WHAT THE TASK REQUIRES: Wherever the string "with" appears, copy the whole line.

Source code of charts

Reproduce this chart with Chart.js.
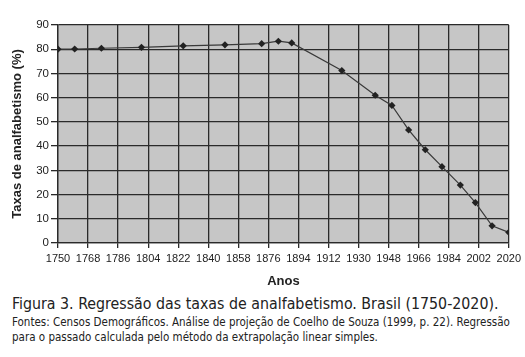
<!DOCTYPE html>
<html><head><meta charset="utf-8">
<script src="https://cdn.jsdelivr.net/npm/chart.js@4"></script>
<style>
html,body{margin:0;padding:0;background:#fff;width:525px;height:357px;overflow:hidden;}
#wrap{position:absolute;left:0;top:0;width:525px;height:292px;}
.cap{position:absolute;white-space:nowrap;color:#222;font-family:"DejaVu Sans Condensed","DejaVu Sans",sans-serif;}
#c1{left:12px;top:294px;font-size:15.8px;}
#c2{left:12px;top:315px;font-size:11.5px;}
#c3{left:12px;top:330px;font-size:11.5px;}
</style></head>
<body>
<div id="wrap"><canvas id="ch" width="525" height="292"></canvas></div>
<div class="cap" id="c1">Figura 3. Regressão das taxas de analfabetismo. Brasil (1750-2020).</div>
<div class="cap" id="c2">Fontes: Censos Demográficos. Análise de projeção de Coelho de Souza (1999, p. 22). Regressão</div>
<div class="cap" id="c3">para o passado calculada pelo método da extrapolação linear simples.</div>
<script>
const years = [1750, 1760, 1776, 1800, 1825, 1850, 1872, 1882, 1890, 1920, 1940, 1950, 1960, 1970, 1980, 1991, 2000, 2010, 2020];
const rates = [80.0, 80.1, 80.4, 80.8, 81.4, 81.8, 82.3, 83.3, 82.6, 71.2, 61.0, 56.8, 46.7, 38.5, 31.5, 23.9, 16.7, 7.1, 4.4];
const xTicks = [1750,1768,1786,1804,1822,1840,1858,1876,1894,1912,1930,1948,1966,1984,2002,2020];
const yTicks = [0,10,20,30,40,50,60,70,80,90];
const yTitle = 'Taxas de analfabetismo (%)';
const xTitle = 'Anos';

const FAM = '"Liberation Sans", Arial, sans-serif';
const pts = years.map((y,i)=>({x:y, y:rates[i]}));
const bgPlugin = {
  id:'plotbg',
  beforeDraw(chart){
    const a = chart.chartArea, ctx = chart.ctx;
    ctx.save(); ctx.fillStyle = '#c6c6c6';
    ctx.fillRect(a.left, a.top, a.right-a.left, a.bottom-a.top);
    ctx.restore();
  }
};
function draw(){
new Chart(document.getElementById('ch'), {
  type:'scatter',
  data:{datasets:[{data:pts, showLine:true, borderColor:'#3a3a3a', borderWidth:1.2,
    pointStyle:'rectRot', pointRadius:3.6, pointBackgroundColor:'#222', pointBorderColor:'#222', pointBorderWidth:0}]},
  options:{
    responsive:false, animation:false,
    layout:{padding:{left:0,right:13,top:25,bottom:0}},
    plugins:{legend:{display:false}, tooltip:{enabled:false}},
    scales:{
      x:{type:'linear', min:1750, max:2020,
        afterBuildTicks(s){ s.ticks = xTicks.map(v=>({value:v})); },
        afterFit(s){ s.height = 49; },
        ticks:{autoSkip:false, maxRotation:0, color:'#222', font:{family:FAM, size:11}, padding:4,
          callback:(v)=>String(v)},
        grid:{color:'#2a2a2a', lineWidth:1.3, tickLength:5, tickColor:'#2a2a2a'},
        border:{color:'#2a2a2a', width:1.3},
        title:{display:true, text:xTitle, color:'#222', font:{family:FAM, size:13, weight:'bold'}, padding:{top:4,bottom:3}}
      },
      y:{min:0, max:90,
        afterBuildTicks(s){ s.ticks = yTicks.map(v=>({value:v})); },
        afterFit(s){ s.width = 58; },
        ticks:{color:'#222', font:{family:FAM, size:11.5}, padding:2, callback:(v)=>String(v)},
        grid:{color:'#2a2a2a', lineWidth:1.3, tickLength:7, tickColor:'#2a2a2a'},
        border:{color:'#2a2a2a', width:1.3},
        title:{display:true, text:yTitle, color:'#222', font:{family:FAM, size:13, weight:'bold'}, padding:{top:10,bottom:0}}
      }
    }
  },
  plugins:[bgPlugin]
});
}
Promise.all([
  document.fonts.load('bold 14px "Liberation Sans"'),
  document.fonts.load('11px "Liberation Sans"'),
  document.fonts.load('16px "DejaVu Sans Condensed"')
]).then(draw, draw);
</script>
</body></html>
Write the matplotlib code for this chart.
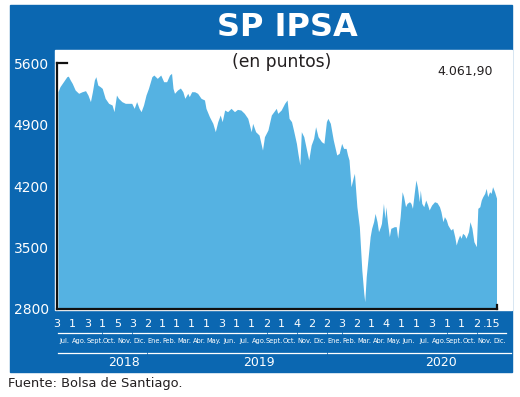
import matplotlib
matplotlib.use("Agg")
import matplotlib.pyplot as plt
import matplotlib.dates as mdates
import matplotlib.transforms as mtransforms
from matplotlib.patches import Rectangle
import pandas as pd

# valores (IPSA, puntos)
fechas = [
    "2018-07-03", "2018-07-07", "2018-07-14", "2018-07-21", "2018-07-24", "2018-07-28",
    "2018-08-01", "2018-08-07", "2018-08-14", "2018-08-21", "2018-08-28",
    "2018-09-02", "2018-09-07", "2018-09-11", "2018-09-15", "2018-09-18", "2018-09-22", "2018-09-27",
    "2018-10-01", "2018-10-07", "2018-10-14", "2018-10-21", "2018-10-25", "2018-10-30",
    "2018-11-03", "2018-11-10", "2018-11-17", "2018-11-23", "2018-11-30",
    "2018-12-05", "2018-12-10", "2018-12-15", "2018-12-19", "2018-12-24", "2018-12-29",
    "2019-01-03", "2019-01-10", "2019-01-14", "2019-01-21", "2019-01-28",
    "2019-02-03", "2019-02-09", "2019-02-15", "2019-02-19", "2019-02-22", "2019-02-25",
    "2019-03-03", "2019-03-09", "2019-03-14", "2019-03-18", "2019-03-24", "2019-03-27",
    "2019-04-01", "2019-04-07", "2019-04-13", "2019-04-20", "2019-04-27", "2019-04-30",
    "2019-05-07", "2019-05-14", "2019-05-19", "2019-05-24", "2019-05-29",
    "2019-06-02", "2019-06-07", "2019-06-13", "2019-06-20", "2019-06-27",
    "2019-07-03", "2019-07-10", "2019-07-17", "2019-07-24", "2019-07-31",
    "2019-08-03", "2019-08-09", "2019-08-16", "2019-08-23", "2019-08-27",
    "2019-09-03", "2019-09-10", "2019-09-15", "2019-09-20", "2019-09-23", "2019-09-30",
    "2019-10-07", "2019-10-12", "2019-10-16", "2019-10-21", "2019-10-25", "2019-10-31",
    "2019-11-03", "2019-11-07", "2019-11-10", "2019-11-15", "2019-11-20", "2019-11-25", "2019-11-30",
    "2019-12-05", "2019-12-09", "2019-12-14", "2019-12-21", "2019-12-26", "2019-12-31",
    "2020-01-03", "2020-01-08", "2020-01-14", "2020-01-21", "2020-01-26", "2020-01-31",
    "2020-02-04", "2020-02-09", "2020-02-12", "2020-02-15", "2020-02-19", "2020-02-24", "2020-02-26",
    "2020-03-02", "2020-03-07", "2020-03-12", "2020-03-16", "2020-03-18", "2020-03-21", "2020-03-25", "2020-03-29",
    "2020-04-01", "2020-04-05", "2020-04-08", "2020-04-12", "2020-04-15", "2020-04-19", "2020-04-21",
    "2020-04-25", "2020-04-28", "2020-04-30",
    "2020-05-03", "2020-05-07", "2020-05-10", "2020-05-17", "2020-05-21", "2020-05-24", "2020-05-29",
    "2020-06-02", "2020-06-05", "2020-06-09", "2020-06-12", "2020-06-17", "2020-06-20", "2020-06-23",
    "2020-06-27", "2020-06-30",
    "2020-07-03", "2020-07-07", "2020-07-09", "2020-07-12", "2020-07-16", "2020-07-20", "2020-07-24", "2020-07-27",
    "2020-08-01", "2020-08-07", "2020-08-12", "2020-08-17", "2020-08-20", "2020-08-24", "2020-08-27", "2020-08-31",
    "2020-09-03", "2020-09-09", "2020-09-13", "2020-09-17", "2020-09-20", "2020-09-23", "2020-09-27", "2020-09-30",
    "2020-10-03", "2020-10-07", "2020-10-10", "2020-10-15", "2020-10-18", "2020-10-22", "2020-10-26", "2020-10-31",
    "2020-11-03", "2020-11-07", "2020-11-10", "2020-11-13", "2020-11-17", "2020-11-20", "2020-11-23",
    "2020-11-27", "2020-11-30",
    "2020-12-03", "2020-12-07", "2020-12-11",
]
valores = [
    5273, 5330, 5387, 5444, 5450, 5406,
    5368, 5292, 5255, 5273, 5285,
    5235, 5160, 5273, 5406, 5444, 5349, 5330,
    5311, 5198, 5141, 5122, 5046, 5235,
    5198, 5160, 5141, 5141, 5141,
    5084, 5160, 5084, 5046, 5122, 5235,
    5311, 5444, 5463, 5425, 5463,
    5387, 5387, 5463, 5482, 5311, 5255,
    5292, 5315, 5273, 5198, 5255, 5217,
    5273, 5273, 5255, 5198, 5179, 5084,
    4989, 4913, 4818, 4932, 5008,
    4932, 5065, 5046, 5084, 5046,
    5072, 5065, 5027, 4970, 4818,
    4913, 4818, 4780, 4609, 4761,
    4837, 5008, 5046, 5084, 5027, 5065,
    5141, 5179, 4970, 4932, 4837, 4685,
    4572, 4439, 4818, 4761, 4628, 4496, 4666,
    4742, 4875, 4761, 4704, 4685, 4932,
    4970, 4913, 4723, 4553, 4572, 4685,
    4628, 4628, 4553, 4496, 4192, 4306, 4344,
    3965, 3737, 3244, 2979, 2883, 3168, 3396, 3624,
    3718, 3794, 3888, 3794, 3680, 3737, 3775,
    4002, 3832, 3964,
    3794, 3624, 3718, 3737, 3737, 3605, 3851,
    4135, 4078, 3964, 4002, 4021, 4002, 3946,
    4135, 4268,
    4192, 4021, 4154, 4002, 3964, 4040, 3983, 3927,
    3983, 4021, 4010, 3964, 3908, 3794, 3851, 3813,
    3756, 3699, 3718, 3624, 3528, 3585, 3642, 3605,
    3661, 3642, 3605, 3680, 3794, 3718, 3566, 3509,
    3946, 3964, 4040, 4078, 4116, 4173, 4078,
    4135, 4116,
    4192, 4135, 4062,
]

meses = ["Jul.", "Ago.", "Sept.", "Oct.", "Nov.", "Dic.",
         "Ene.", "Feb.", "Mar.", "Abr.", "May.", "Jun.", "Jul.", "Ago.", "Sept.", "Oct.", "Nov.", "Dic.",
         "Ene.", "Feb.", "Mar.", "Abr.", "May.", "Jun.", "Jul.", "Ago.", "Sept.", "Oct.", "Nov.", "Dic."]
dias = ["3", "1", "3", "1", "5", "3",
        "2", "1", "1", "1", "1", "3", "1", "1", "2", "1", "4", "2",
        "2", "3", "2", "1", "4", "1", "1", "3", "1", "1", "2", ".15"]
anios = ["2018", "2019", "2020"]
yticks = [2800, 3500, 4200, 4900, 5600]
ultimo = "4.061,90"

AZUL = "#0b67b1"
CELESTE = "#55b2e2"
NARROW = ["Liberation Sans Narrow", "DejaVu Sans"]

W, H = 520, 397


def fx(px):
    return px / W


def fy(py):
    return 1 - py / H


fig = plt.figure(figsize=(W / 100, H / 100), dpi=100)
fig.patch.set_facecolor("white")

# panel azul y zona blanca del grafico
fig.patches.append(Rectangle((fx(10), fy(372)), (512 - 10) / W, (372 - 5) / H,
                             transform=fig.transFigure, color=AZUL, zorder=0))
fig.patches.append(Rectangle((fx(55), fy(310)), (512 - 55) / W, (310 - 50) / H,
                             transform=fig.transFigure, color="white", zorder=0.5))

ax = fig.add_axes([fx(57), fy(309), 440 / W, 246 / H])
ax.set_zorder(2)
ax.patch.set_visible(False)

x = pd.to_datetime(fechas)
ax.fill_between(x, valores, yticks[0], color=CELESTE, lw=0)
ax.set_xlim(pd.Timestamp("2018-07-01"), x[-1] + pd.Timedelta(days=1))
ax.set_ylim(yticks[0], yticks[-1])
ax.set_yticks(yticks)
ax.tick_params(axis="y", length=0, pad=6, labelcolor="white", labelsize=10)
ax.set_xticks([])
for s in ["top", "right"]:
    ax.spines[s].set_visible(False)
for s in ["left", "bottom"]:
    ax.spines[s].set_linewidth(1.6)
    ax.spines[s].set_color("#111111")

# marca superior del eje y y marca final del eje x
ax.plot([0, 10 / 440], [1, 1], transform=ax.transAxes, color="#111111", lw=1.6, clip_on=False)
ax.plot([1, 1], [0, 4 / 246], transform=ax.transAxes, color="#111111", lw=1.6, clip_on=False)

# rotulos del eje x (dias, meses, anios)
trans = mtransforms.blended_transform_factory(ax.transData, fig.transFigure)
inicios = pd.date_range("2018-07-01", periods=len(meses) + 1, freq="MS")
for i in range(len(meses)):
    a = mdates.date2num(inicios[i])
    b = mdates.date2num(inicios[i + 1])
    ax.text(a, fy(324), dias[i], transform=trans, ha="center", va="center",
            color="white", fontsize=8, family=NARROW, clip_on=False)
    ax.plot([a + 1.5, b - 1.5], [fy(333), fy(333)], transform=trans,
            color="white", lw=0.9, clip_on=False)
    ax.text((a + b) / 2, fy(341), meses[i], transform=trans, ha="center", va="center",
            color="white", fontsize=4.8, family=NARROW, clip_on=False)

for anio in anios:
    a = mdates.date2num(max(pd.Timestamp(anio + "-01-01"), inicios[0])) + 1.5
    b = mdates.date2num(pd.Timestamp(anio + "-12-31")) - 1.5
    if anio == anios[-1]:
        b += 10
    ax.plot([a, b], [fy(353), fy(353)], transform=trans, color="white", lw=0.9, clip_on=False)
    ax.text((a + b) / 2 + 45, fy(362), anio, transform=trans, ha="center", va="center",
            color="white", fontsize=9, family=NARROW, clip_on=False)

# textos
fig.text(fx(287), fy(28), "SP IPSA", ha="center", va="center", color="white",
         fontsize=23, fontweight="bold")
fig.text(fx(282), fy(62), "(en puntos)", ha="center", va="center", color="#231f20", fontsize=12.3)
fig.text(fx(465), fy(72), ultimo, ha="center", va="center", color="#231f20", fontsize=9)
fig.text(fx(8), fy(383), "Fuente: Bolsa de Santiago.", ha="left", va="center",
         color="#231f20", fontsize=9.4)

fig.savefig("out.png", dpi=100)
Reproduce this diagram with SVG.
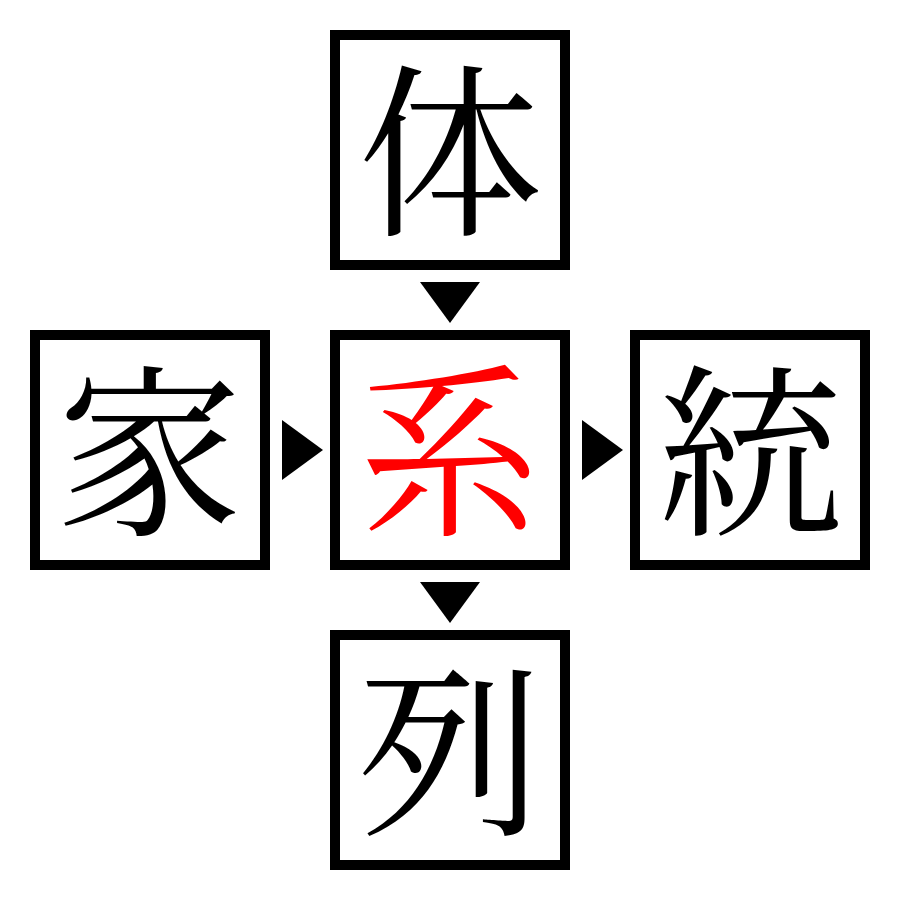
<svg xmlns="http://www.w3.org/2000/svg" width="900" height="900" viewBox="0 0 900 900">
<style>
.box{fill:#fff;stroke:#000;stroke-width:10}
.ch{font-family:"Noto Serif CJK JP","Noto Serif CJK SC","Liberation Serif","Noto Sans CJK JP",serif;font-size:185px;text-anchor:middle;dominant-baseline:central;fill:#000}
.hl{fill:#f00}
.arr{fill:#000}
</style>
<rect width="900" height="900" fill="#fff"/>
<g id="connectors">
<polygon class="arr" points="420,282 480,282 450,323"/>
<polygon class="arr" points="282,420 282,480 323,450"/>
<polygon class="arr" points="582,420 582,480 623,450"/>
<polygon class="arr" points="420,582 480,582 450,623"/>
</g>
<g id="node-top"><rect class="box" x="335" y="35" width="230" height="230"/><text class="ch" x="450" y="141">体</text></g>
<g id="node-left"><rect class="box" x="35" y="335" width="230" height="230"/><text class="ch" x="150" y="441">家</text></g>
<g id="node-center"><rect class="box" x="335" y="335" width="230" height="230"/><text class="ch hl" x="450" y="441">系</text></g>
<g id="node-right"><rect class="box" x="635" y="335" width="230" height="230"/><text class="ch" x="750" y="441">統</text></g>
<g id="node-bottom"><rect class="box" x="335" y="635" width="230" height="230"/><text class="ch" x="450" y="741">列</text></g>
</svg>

FINISHED TASK:
Reproduce this chart with Chart.js.
Reproduce this diagram with SVG.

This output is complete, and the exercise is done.